About The Work

Lisa Anderson is a Detroit-based interdisciplinary artist whose work explores the transformation of space, individuals, and the human spirit. Working with fibers, yarn, textiles, and papier-mache, she creates sculptural works and immersive installations that invite viewers into environments shaped by reflection, wonder, and renewal.

Rooted in storytelling and cultural memory, Anderson’s practice engages materials traditionally associated with craft, using them as vessels for narrative and collective history. Through layered surfaces, hand-built forms, and expansive fiber structures, she honors cultural traditions while reshaping them into contemporary expressions that speak to resilience, change, and the beauty of becoming.

Her work often emphasizes the connection between past and present, material and meaning, individual experience and shared memory, transforming familiar materials into spaces that encourage contemplation and dialogue.
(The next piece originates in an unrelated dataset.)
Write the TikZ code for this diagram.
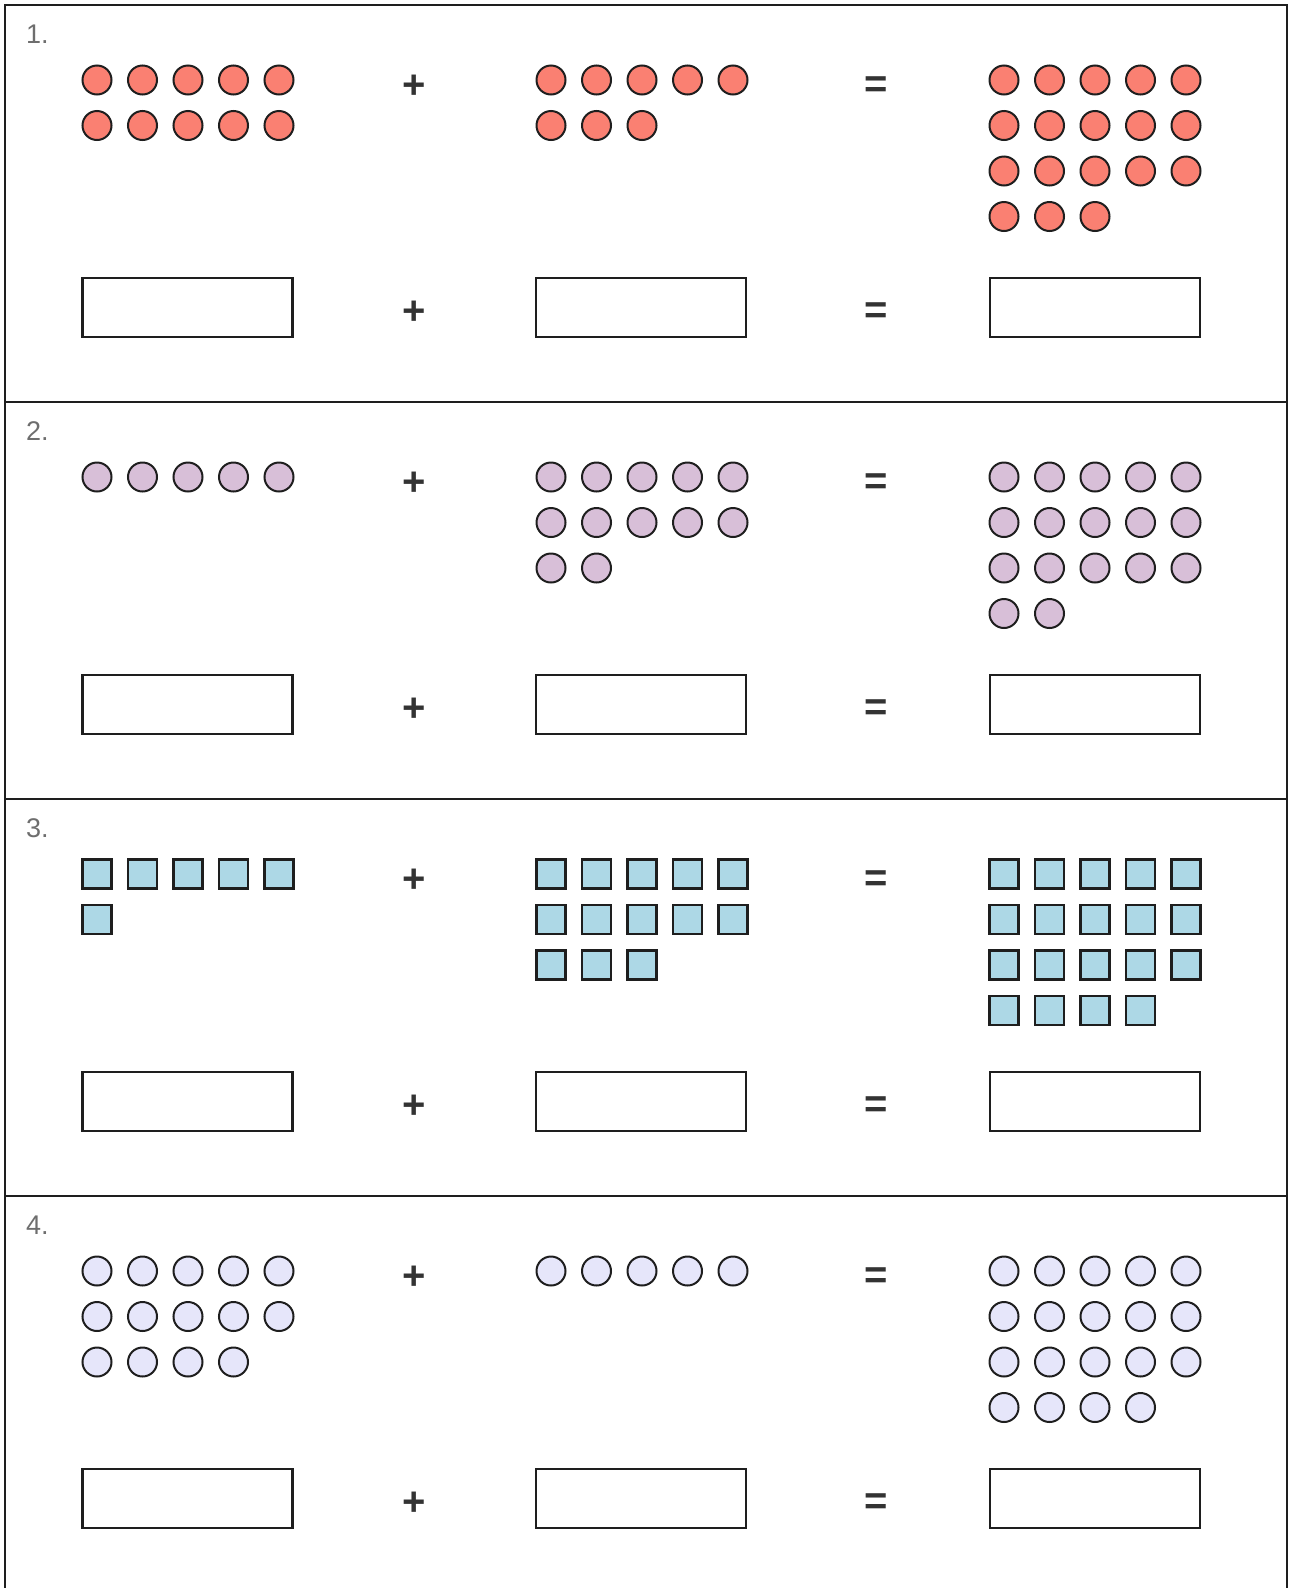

Anderson’s installations and sculptural works aim to create moments of pause and presence, offering viewers an opportunity to experience transformation not only as a concept, but as an embodied encounter. 

Artist Bio

Lisa Anderson is a Detroit-based interdisciplinary artist working across fiber, textile, and sculptural installation. Her practice centers on transformation of discarded materials, of intimate spaces, and of the people who move through them. Using fiber, yarn, and paper pulp from reclaimed cardboard and cotton, Anderson builds crochet gardens, hand-built forms, and immersive environments that draw on craft traditions, cultural memory, and the quiet persistence of the natural world.

Self-taught and rooted in a five-year studio practice that began as personal healing, Anderson has developed a body of work that reclaims materials traditionally associated with domestic labor and collective history, reshaping them into contemporary expressions of resilience, identity, and becoming. Her installations create spaces of genuine pause: environments where viewers encounter transformation not as concept but as felt experience.

Anderson’s work has been exhibited across Detroit, including a solo public exhibition at the Detroit Main Library’s Strohm Hall. She is currently developing new bodies of work, expanding her studio practice, and building community through workshops, artist talks, and collaborative fiber projects. She lives and works in Detroit.